## Stated exercise
Using the records below, copy exactly the part that opens with the line holding "Rebuild this chart" and closes with the line holding "var yTicks = [-0.04, -0.03, -0.02, -0.01, 0, 0.01, 0.02, 0.03];", minus the pictures.

## Input
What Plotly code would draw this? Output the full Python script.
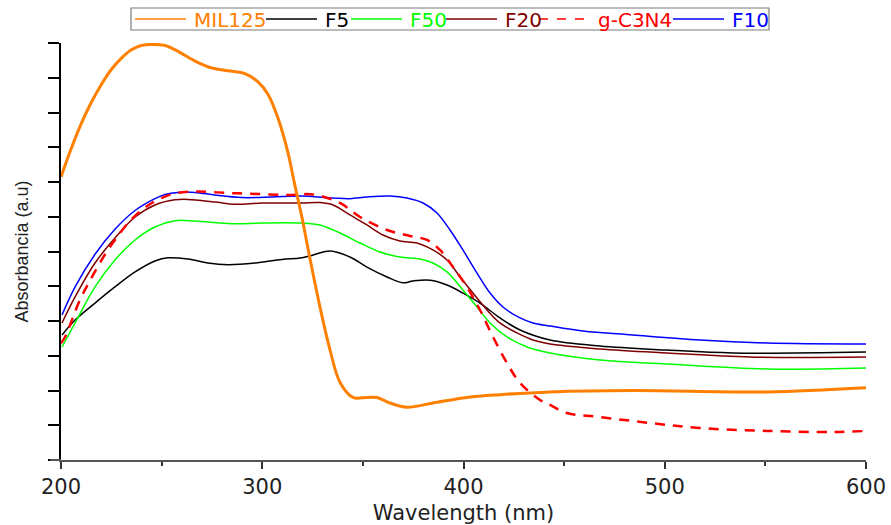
import plotly.graph_objects as go

# ---- data ----
mil125_x = [200, 205.0, 209.9, 214.9, 219.9, 224.8, 229.8, 234.8, 239.8, 245.2, 251.7, 258.1, 266.6, 275.0,
            283.0, 291.4, 297.9, 302.9, 307.8, 312.8, 316.0, 319.8, 323.7, 328.7, 333.7, 338.6, 345.1, 352.1,
            357.0, 363.5, 371.9, 384.8, 401.7, 418.1, 443.0, 484.2, 550.8, 600]
mil125_y = [2.036, 2.237, 2.414, 2.568, 2.698, 2.806, 2.888, 2.950, 2.982, 2.990, 2.982, 2.94, 2.87, 2.82,
            2.80, 2.78, 2.72, 2.63, 2.46, 2.21, 1.99, 1.74, 1.45, 1.10, 0.79, 0.56, 0.45, 0.45,
            0.45, 0.41, 0.38, 0.41, 0.45, 0.47, 0.49, 0.50, 0.49, 0.52]

f10_x = [200.5, 207.0, 216.9, 226.8, 236.8, 246.7, 251.7, 258.1, 266.6, 276.5, 289.9, 304.8, 318.8, 335.2,
         343.6, 352.0, 363.5, 371.9, 379.9, 386.8, 393.3, 399.7, 406.7, 413.2, 419.6, 428.1, 434.5, 443.0,
         459.4, 484.2, 517.5, 550.8, 600]
f10_y = [1.043, 1.245, 1.480, 1.660, 1.795, 1.880, 1.910, 1.925, 1.925, 1.906, 1.888, 1.892, 1.900, 1.885,
         1.880, 1.892, 1.899, 1.885, 1.849, 1.777, 1.655, 1.511, 1.345, 1.201, 1.101, 1.022, 0.986, 0.964,
         0.928, 0.899, 0.863, 0.842, 0.835]

f20_x = [200.5, 207.0, 216.9, 226.8, 236.8, 246.7, 256.6, 263.1, 276.5, 286.5, 299.9, 318.8, 328.7, 335.2,
         343.6, 352.0, 360.0, 368.4, 376.9, 384.8, 391.8, 398.3, 404.7, 411.7, 418.1, 426.6, 434.5, 443.0,
         467.8, 501.1, 542.4, 600]
f20_y = [0.986, 1.173, 1.417, 1.597, 1.748, 1.835, 1.872, 1.875, 1.856, 1.840, 1.849, 1.849, 1.852, 1.835,
         1.763, 1.691, 1.619, 1.576, 1.561, 1.511, 1.439, 1.317, 1.201, 1.079, 0.986, 0.914, 0.863, 0.835,
         0.799, 0.770, 0.741, 0.741]

f50_x = [200.5, 207.0, 216.9, 226.8, 236.8, 246.7, 256.6, 266.6, 285.0, 299.9, 318.8, 328.7, 338.6, 348.6,
         358.5, 368.4, 378.4, 384.8, 391.8, 399.7, 406.7, 413.2, 421.6, 431.6, 443.0, 467.8, 501.1, 550.8, 600]
f50_y = [0.813, 0.986, 1.245, 1.439, 1.583, 1.676, 1.722, 1.719, 1.700, 1.705, 1.705, 1.691, 1.633, 1.561,
         1.496, 1.460, 1.446, 1.417, 1.353, 1.223, 1.101, 0.986, 0.885, 0.813, 0.770, 0.719, 0.691, 0.655, 0.662]

f5_x = [200.5, 207.0, 216.9, 226.8, 236.8, 246.7, 253.2, 263.1, 273.0, 283.0, 296.4, 309.8, 318.8, 323.7,
        333.7, 343.6, 352.0, 362.0, 369.9, 374.9, 383.4, 391.8, 399.7, 408.2, 418.1, 428.1, 443.0, 467.8,
        501.1, 533.9, 600]
f5_y = [0.899, 1.007, 1.129, 1.245, 1.353, 1.432, 1.455, 1.446, 1.417, 1.405, 1.417, 1.443, 1.453, 1.468,
        1.504, 1.460, 1.388, 1.317, 1.275, 1.288, 1.293, 1.259, 1.201, 1.129, 1.022, 0.935, 0.863, 0.820,
        0.791, 0.770, 0.777]

gc3n4_x = [200, 202.0, 209.4, 215.4, 221.9, 226.8, 233.3, 240.2, 245.2, 251.7, 258.1, 268.1, 283.0, 297.9,
           312.8, 325.2, 338.6, 348.6, 362.0, 373.4, 381.9, 388.3, 394.8, 401.7, 408.2, 414.7, 421.6, 428.1,
           438.0, 443.0, 451.4, 467.8, 492.7, 517.5, 550.8, 583.6, 600]
gc3n4_y = [0.84, 0.885, 1.151, 1.317, 1.480, 1.583, 1.705, 1.799, 1.849, 1.895, 1.922, 1.932, 1.921, 1.914,
           1.906, 1.910, 1.849, 1.748, 1.655, 1.612, 1.583, 1.511, 1.388, 1.245, 1.079, 0.885, 0.698, 0.554,
           0.432, 0.396, 0.338, 0.309, 0.266, 0.230, 0.209, 0.201, 0.209]

x_ticks = [200, 300, 400, 500, 600]

series = [
    # name, x, y, color, width, dash
    ("F5", f5_x, f5_y, "#000000", 1.5, "solid"),
    ("F50", f50_x, f50_y, "#00FF00", 1.5, "solid"),
    ("F20", f20_x, f20_y, "#800000", 1.5, "solid"),
    ("F10", f10_x, f10_y, "#0000FF", 1.5, "solid"),
    ("g-C3N4", gc3n4_x, gc3n4_y, "#FF0000", 2.5, "10px,8px"),
    ("MIL125", mil125_x, mil125_y, "#FF8000", 3, "solid"),
]
style = {s[0]: s for s in series}

# legend layout (order and placement in the page, pixels)
legend_order = ["MIL125", "F5", "F50", "F20", "g-C3N4", "F10"]
legend_line_x0 = [135, 266, 351, 446, 539, 673]
legend_line_len = 51
legend_text_gap = 6
legend_box = (131, 769, 8, 30)
legend_yc = 19

# plot area in pixels
PL, PR, PT, PB = 61, 866, 43, 460
W, H = 891, 525


def px_x(px):
    return (px - PL) / (PR - PL)


def px_y(py):
    return (PB - py) / (PB - PT)


fig = go.Figure()
for name, xs, ys, col, w, dash in series:
    fig.add_trace(go.Scatter(
        x=xs, y=ys, mode="lines", name=name, showlegend=False,
        line=dict(color=col, width=w, dash=dash, shape="spline", smoothing=1.0),
    ))

shapes = []
annotations = []
# small extension of the x-axis line to the left of the y-axis, as in the reference
shapes.append(dict(type="line", xref="paper", yref="paper",
                   x0=px_x(50), x1=px_x(PL), y0=0, y1=0,
                   line=dict(color="#555", width=2), layer="above"))
bx0, bx1, by0, by1 = legend_box
shapes.append(dict(type="rect", xref="paper", yref="paper",
                   x0=px_x(bx0), x1=px_x(bx1), y0=px_y(by1), y1=px_y(by0),
                   line=dict(color="#7a7a7a", width=1.2), fillcolor="white", layer="above"))
for name, lx in zip(legend_order, legend_line_x0):
    _, _, _, col, _, dash = style[name]
    shapes.append(dict(type="line", xref="paper", yref="paper",
                       x0=px_x(lx), x1=px_x(lx + legend_line_len), y0=px_y(legend_yc), y1=px_y(legend_yc),
                       line=dict(color=col, width=1.5, dash="dash" if dash != "solid" else "solid"),
                       layer="above"))
    annotations.append(dict(xref="paper", yref="paper", x=px_x(lx + legend_line_len + legend_text_gap),
                            y=px_y(legend_yc + 1), xanchor="left", yanchor="middle", showarrow=False,
                            text=name, font=dict(family="DejaVu Sans", size=20, color=col)))

fig.update_layout(
    width=W, height=H,
    margin=dict(l=PL, r=W - PR, t=PT, b=H - PB, autoexpand=False),
    paper_bgcolor="white", plot_bgcolor="white",
    font=dict(family="DejaVu Sans", size=21, color="#222"),
    showlegend=False,
    shapes=shapes,
    annotations=annotations,
    xaxis=dict(
        range=[200, 600], tickvals=x_ticks, ticktext=[str(v) for v in x_ticks],
        showline=True, linecolor="#555", linewidth=2, mirror=False, automargin=False,
        ticks="outside", ticklen=7, tickwidth=1.5, tickcolor="#333",
        minor=dict(dtick=50, ticks="outside", ticklen=4, tickcolor="#333", tickwidth=1.5),
        showgrid=False, zeroline=False,
        tickfont=dict(family="DejaVu Sans", size=21, color="#222"),
        title=dict(text="Wavelength (nm)", font=dict(family="DejaVu Sans", size=21, color="#222"), standoff=14),
    ),
    yaxis=dict(
        range=[0, 3], dtick=0.25, tick0=0, showticklabels=False, automargin=False,
        showline=True, linecolor="#000", linewidth=2,
        ticks="outside", ticklen=11, tickwidth=1.5, tickcolor="#000",
        showgrid=False, zeroline=False,
        title=dict(text="Absorbancia (a.u)", font=dict(family="Liberation Sans", size=18, color="#222"), standoff=15),
    ),
)

fig.write_html("out.html")
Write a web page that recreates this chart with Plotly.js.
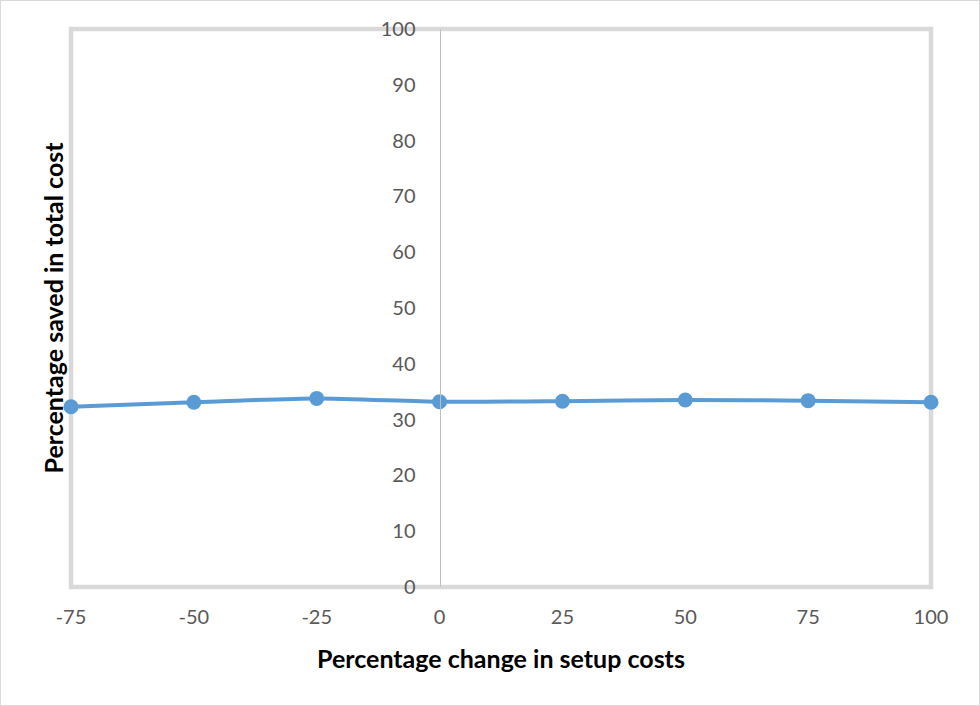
<!DOCTYPE html>
<html>
<head>
<meta charset="utf-8">
<script src="https://cdn.plot.ly/plotly-3.0.1.min.js"></script>
<style>
  html, body { margin: 0; padding: 0; background: #fff; }
  #wrap { position: relative; width: 980px; height: 706px; }
  #chart { width: 980px; height: 706px; }
  #edge { position: absolute; left: 0; top: 0; width: 980px; height: 706px;
          box-sizing: border-box; border: 1px solid #d9d9d9; pointer-events: none; }
</style>
</head>
<body>
<div id="wrap">
  <div id="chart"></div>
  <div id="edge"></div>
</div>
<script>
// Sensitivity of total-cost savings to changes in setup costs
const setupChange = [-75, -50, -25, 0, 25, 50, 75, 100];
const savedPct = [32.3, 33.1, 33.8, 33.2, 33.3, 33.5, 33.4, 33.1];
const xTicks = [-75, -50, -25, 0, 25, 50, 75, 100];
const yTicks = [0, 10, 20, 30, 40, 50, 60, 70, 80, 90, 100];

const xTitle = 'Percentage change in setup costs';
const yTitle = 'Percentage saved in total cost';

const tickFont = { family: 'Lato, "Open Sans", sans-serif', size: 20, color: '#595959' };
const titleFont = { family: 'Lato, "Open Sans", sans-serif', size: 25, color: '#000000', weight: 'bold' };

const xMin = -75, xMax = 100;

const trace = {
  x: setupChange,
  y: savedPct,
  type: 'scatter',
  mode: 'lines+markers',
  line: { color: '#5b9bd5', width: 4, shape: 'spline', smoothing: 0.6 },
  marker: { color: '#5b9bd5', size: 15 },
  cliponaxis: false,
  hoverinfo: 'skip'
};

const layout = {
  width: 980,
  height: 706,
  paper_bgcolor: '#ffffff',
  plot_bgcolor: '#ffffff',
  showlegend: false,
  margin: { l: 71, r: 49, t: 29, b: 119 },
  xaxis: {
    range: [xMin, xMax],
    tickmode: 'array',
    tickvals: xTicks,
    ticktext: xTicks.map(String),
    showgrid: false,
    zeroline: false,
    showline: false,
    ticks: '',
    ticklabelstandoff: 16,
    tickfont: tickFont
  },
  yaxis: {
    range: [0, 100],
    tickmode: 'array',
    tickvals: yTicks,
    ticktext: yTicks.map(String),
    anchor: 'free',
    position: (0 - xMin) / (xMax - xMin),
    showgrid: false,
    zeroline: false,
    showline: true,
    linecolor: '#bfbfbf',
    linewidth: 1.3,
    ticks: '',
    ticklabelstandoff: 20,
    tickfont: tickFont
  },
  shapes: [{
    type: 'rect',
    xref: 'paper', yref: 'paper',
    x0: 0, x1: 1, y0: 0, y1: 1,
    layer: 'below',
    line: { color: '#d9d9d9', width: 4.5 },
    fillcolor: 'rgba(0,0,0,0)'
  }],
  annotations: [
    {
      text: xTitle,
      xref: 'paper', yref: 'paper',
      x: 0.5, y: -0.128,
      xanchor: 'center', yanchor: 'middle',
      showarrow: false,
      font: titleFont
    },
    {
      text: yTitle,
      xref: 'paper', yref: 'paper',
      x: -0.0215, y: 0.5,
      xanchor: 'center', yanchor: 'middle',
      textangle: -90,
      showarrow: false,
      font: titleFont
    }
  ]
};

Plotly.newPlot('chart', [trace], layout, { displayModeBar: false, staticPlot: true });
</script>
</body>
</html>
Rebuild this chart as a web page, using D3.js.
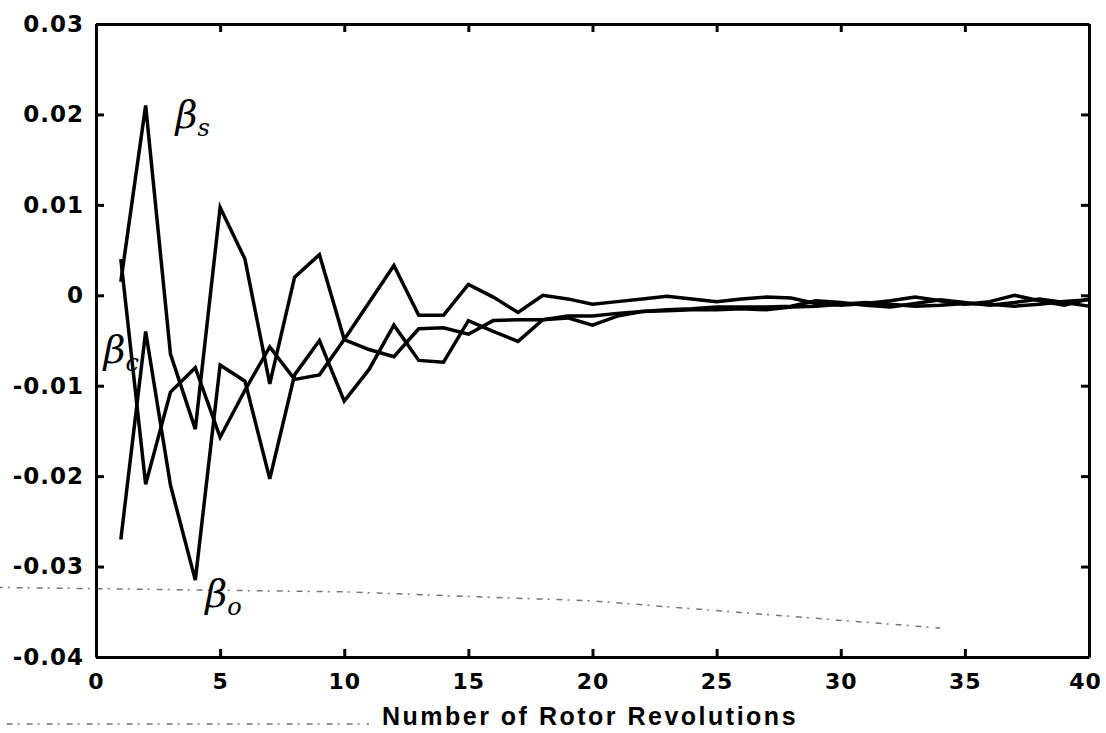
<!DOCTYPE html>
<meta charset="utf-8">
<style>
body { margin: 0; background: #fff; }
.axis text { font-family: "DejaVu Sans", sans-serif; font-weight: bold; font-size: 23px; fill: #000; }
.axis.x text { font-size: 22px; }
.axis path, .axis line { fill: none; stroke: #000; stroke-width: 3px; }
.line { fill: none; stroke: #000; stroke-width: 3.5px; stroke-linejoin: miter; }
.hand { font-family: "DejaVu Serif", serif; font-style: italic; fill: #000; }
.title { font-family: "Liberation Sans", Arial, sans-serif; font-weight: bold; font-size: 25px; letter-spacing: 2.5px; }
</style>
<body>
<div id="chart"></div>
<script src="https://d3js.org/d3.v7.min.js"></script>
<script>
// revolutions 1..40
var revs = d3.range(1, 41);

var betaS = [0.0015, 0.021, -0.0065, -0.0148, 0.0097, 0.004, -0.0098, 0.002, 0.0045, -0.0049,
             -0.006, -0.0068, -0.0037, -0.0036, -0.0043, -0.0028, -0.0027, -0.0027, -0.0023, -0.0023,
             -0.002, -0.0018, -0.0016, -0.0015, -0.0013, -0.0013, -0.0013, -0.0012, -0.0006, -0.0008,
             -0.0011, -0.0013, -0.0009, -0.0005, -0.0008, -0.0011, -0.0008, -0.0004, -0.0008, -0.0012];

var betaC = [0.004, -0.0209, -0.0107, -0.008, -0.0157, -0.0105, -0.0057, -0.0093, -0.0088, -0.0049,
             -0.0008, 0.0033, -0.0022, -0.0022, 0.0012, -0.0002, -0.0019, 0.0, -0.0004, -0.001,
             -0.0007, -0.0004, -0.0001, -0.0004, -0.0007, -0.0004, -0.0002, -0.0003, -0.0009, -0.0011,
             -0.0009, -0.0006, -0.0002, -0.0006, -0.001, -0.0007, 0.0, -0.0006, -0.0011, -0.0004];

var beta0 = [-0.027, -0.004, -0.021, -0.0315, -0.0077, -0.0095, -0.0203, -0.0088, -0.005, -0.0117,
             -0.0082, -0.0033, -0.0072, -0.0074, -0.0028, -0.004, -0.0051, -0.0027, -0.0025, -0.0033,
             -0.0023, -0.0018, -0.0017, -0.0016, -0.0016, -0.0015, -0.0016, -0.0013, -0.0012, -0.001,
             -0.0008, -0.001, -0.0012, -0.0011, -0.0009, -0.001, -0.0012, -0.001, -0.0007, -0.0005];

var xTicks = [0, 5, 10, 15, 20, 25, 30, 35, 40];
var yTicks = [-0.04, -0.03, -0.02, -0.01, 0, 0.01, 0.02, 0.03];

// faint scanner streaks (data units)
var streaks = [
    [[-4, -0.0323], [10, -0.0328], [20, -0.0338], [34, -0.0368]],
    [[-3.6, -0.0474], [11.0, -0.0474]]
];

var width = 1106, height = 733;

var x = d3.scaleLinear().domain([0, 40]).range([96, 1089]);
var y = d3.scaleLinear().domain([-0.04, 0.03]).range([657, 24]);

var svg = d3.select("#chart").append("svg")
    .attr("width", width)
    .attr("height", height);

var streakLine = d3.line().x(function(d) { return x(d[0]); }).y(function(d) { return y(d[1]); });
svg.selectAll(".streak")
    .data(streaks)
    .enter().append("path")
    .attr("class", "streak")
    .attr("d", streakLine)
    .attr("fill", "none")
    .attr("stroke", "#777")
    .attr("stroke-width", 1.5)
    .attr("stroke-dasharray", "6,5,2,7");

var fmt = function(d) { return d === 0 ? "0" : d.toFixed(2); };

var xAxis = svg.append("g")
    .attr("class", "axis x")
    .attr("transform", "translate(0," + y(-0.04) + ")")
    .call(d3.axisBottom(x).tickValues(xTicks).tickSizeInner(-8).tickSizeOuter(0).tickPadding(16));
xAxis.selectAll("text")
    .attr("letter-spacing", "1px")
    .attr("dx", function(d) { return d === 40 ? -4 : 0; });

svg.append("g")
    .attr("class", "axis")
    .attr("transform", "translate(0," + y(0.03) + ")")
    .call(d3.axisTop(x).tickValues(xTicks).tickSizeInner(-8).tickSizeOuter(0).tickFormat(""));

svg.append("g")
    .attr("class", "axis")
    .attr("transform", "translate(" + x(0) + ",0)")
    .call(d3.axisLeft(y).tickValues(yTicks).tickSizeInner(-8).tickSizeOuter(0).tickPadding(12).tickFormat(fmt))
    .selectAll("text").attr("letter-spacing", "1px");

svg.append("g")
    .attr("class", "axis")
    .attr("transform", "translate(" + x(40) + ",0)")
    .call(d3.axisRight(y).tickValues(yTicks).tickSizeInner(-8).tickSizeOuter(0).tickFormat(""));

var line = d3.line()
    .x(function(d, i) { return x(revs[i]); })
    .y(function(d) { return y(d); });

[betaS, betaC, beta0].forEach(function(s) {
    svg.append("path")
        .datum(s)
        .attr("class", "line")
        .attr("d", line);
});

svg.append("text")
    .attr("class", "title")
    .attr("x", 590)
    .attr("y", 725)
    .attr("text-anchor", "middle")
    .text("Number of Rotor Revolutions");

// hand-written labels
function hand(px, py, sub) {
    var t = svg.append("text").attr("class", "hand").attr("x", px).attr("y", py);
    t.append("tspan").attr("font-size", 38).text("β");
    t.append("tspan").attr("font-size", 24).attr("dy", 8).text(sub);
}
hand(x(3.2), y(0.0185), "s");
hand(x(0.3), y(-0.0075), "c");
hand(x(4.4), y(-0.0345), "o");
</script>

## Task answer
Rebuild this chart as a web page, using D3.js.
<!DOCTYPE html>
<meta charset="utf-8">
<style>
body { margin: 0; background: #fff; }
.axis text { font-family: "DejaVu Sans", sans-serif; font-weight: bold; font-size: 23px; fill: #000; }
.axis.x text { font-size: 22px; }
.axis path, .axis line { fill: none; stroke: #000; stroke-width: 3px; }
.line { fill: none; stroke: #000; stroke-width: 3.5px; stroke-linejoin: miter; }
.hand { font-family: "DejaVu Serif", serif; font-style: italic; fill: #000; }
.title { font-family: "Liberation Sans", Arial, sans-serif; font-weight: bold; font-size: 25px; letter-spacing: 2.5px; }
</style>
<body>
<div id="chart"></div>
<script src="https://d3js.org/d3.v7.min.js"></script>
<script>
// revolutions 1..40
var revs = d3.range(1, 41);

var betaS = [0.0015, 0.021, -0.0065, -0.0148, 0.0097, 0.004, -0.0098, 0.002, 0.0045, -0.0049,
             -0.006, -0.0068, -0.0037, -0.0036, -0.0043, -0.0028, -0.0027, -0.0027, -0.0023, -0.0023,
             -0.002, -0.0018, -0.0016, -0.0015, -0.0013, -0.0013, -0.0013, -0.0012, -0.0006, -0.0008,
             -0.0011, -0.0013, -0.0009, -0.0005, -0.0008, -0.0011, -0.0008, -0.0004, -0.0008, -0.0012];

var betaC = [0.004, -0.0209, -0.0107, -0.008, -0.0157, -0.0105, -0.0057, -0.0093, -0.0088, -0.0049,
             -0.0008, 0.0033, -0.0022, -0.0022, 0.0012, -0.0002, -0.0019, 0.0, -0.0004, -0.001,
             -0.0007, -0.0004, -0.0001, -0.0004, -0.0007, -0.0004, -0.0002, -0.0003, -0.0009, -0.0011,
             -0.0009, -0.0006, -0.0002, -0.0006, -0.001, -0.0007, 0.0, -0.0006, -0.0011, -0.0004];

var beta0 = [-0.027, -0.004, -0.021, -0.0315, -0.0077, -0.0095, -0.0203, -0.0088, -0.005, -0.0117,
             -0.0082, -0.0033, -0.0072, -0.0074, -0.0028, -0.004, -0.0051, -0.0027, -0.0025, -0.0033,
             -0.0023, -0.0018, -0.0017, -0.0016, -0.0016, -0.0015, -0.0016, -0.0013, -0.0012, -0.001,
             -0.0008, -0.001, -0.0012, -0.0011, -0.0009, -0.001, -0.0012, -0.001, -0.0007, -0.0005];

var xTicks = [0, 5, 10, 15, 20, 25, 30, 35, 40];
var yTicks = [-0.04, -0.03, -0.02, -0.01, 0, 0.01, 0.02, 0.03];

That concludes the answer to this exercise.